→ **Given entries**:
++++++++++

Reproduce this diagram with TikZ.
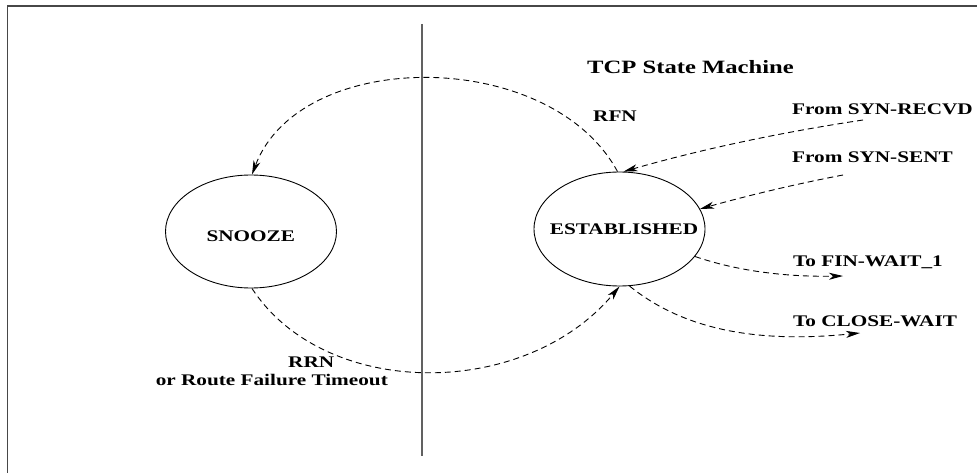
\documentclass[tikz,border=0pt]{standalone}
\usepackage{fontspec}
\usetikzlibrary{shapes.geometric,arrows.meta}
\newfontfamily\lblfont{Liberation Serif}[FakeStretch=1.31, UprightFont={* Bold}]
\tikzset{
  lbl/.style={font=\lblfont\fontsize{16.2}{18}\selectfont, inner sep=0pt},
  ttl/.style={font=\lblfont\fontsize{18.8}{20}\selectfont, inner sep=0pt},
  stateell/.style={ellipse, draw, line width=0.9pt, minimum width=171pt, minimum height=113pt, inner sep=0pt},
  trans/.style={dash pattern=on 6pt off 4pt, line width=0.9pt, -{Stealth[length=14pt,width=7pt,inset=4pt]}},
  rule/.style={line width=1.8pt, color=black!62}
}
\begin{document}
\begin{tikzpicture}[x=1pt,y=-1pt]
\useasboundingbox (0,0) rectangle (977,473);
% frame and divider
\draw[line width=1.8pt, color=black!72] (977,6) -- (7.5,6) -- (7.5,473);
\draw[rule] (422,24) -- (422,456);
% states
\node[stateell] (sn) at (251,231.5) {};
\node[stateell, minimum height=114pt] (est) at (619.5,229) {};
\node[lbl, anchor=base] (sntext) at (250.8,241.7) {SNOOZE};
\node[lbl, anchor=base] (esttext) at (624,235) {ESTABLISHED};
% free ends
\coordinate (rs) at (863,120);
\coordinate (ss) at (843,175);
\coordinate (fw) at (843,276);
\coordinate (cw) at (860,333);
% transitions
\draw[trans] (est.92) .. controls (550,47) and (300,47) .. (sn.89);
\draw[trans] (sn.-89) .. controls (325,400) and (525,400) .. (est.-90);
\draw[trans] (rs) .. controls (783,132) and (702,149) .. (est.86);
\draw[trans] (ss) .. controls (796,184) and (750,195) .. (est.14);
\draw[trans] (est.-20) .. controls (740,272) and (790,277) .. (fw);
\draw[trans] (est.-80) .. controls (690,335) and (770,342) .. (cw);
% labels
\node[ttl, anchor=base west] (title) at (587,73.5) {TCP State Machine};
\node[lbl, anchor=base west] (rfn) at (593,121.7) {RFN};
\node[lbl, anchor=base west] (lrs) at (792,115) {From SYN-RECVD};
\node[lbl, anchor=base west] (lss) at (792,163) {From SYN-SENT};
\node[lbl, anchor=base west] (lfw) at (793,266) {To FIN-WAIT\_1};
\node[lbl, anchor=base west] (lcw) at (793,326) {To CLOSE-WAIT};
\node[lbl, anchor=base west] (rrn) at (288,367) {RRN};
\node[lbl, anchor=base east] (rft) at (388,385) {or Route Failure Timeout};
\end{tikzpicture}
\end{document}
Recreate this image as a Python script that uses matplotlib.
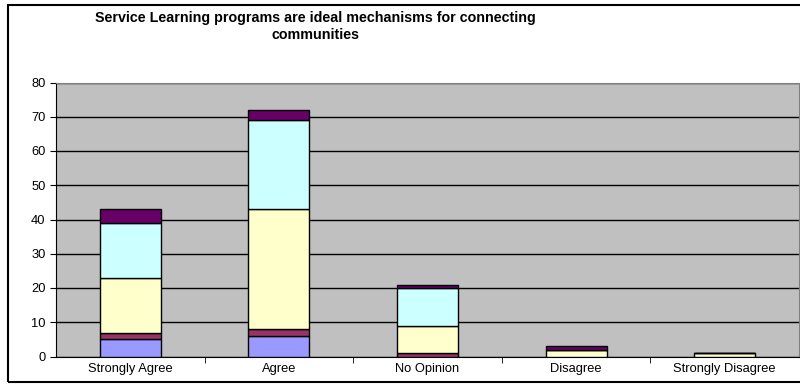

++++++++++

→ **Given exercise**: Exactly reproduce each record, leaving out any pictures.

→ **Response to the task**:
Reproduce this diagram with TikZ.
\documentclass[tikz,border=0pt]{standalone}
\usepackage{fontspec}
\usetikzlibrary{shapes.geometric,arrows.meta}
\newfontfamily\lblfont{Liberation Serif}[FakeStretch=1.31, UprightFont={* Bold}]
\tikzset{
  lbl/.style={font=\lblfont\fontsize{16.2}{18}\selectfont, inner sep=0pt},
  ttl/.style={font=\lblfont\fontsize{18.8}{20}\selectfont, inner sep=0pt},
  stateell/.style={ellipse, draw, line width=0.9pt, minimum width=171pt, minimum height=113pt, inner sep=0pt},
  trans/.style={dash pattern=on 6pt off 4pt, line width=0.9pt, -{Stealth[length=14pt,width=7pt,inset=4pt]}},
  rule/.style={line width=1.8pt, color=black!62}
}
\begin{document}
\begin{tikzpicture}[x=1pt,y=-1pt]
\useasboundingbox (0,0) rectangle (977,473);
% frame and divider
\draw[line width=1.8pt, color=black!72] (977,6) -- (7.5,6) -- (7.5,473);
\draw[rule] (422,24) -- (422,456);
% states
\node[stateell] (sn) at (251,231.5) {};
\node[stateell, minimum height=114pt] (est) at (619.5,229) {};
\node[lbl, anchor=base] (sntext) at (250.8,241.7) {SNOOZE};
\node[lbl, anchor=base] (esttext) at (624,235) {ESTABLISHED};
% free ends
\coordinate (rs) at (863,120);
\coordinate (ss) at (843,175);
\coordinate (fw) at (843,276);
\coordinate (cw) at (860,333);
% transitions
\draw[trans] (est.92) .. controls (550,47) and (300,47) .. (sn.89);
\draw[trans] (sn.-89) .. controls (325,400) and (525,400) .. (est.-90);
\draw[trans] (rs) .. controls (783,132) and (702,149) .. (est.86);
\draw[trans] (ss) .. controls (796,184) and (750,195) .. (est.14);
\draw[trans] (est.-20) .. controls (740,272) and (790,277) .. (fw);
\draw[trans] (est.-80) .. controls (690,335) and (770,342) .. (cw);
% labels
\node[ttl, anchor=base west] (title) at (587,73.5) {TCP State Machine};
\node[lbl, anchor=base west] (rfn) at (593,121.7) {RFN};
\node[lbl, anchor=base west] (lrs) at (792,115) {From SYN-RECVD};
\node[lbl, anchor=base west] (lss) at (792,163) {From SYN-SENT};
\node[lbl, anchor=base west] (lfw) at (793,266) {To FIN-WAIT\_1};
\node[lbl, anchor=base west] (lcw) at (793,326) {To CLOSE-WAIT};
\node[lbl, anchor=base west] (rrn) at (288,367) {RRN};
\node[lbl, anchor=base east] (rft) at (388,385) {or Route Failure Timeout};
\end{tikzpicture}
\end{document}
Recreate this image as a Python script that uses matplotlib.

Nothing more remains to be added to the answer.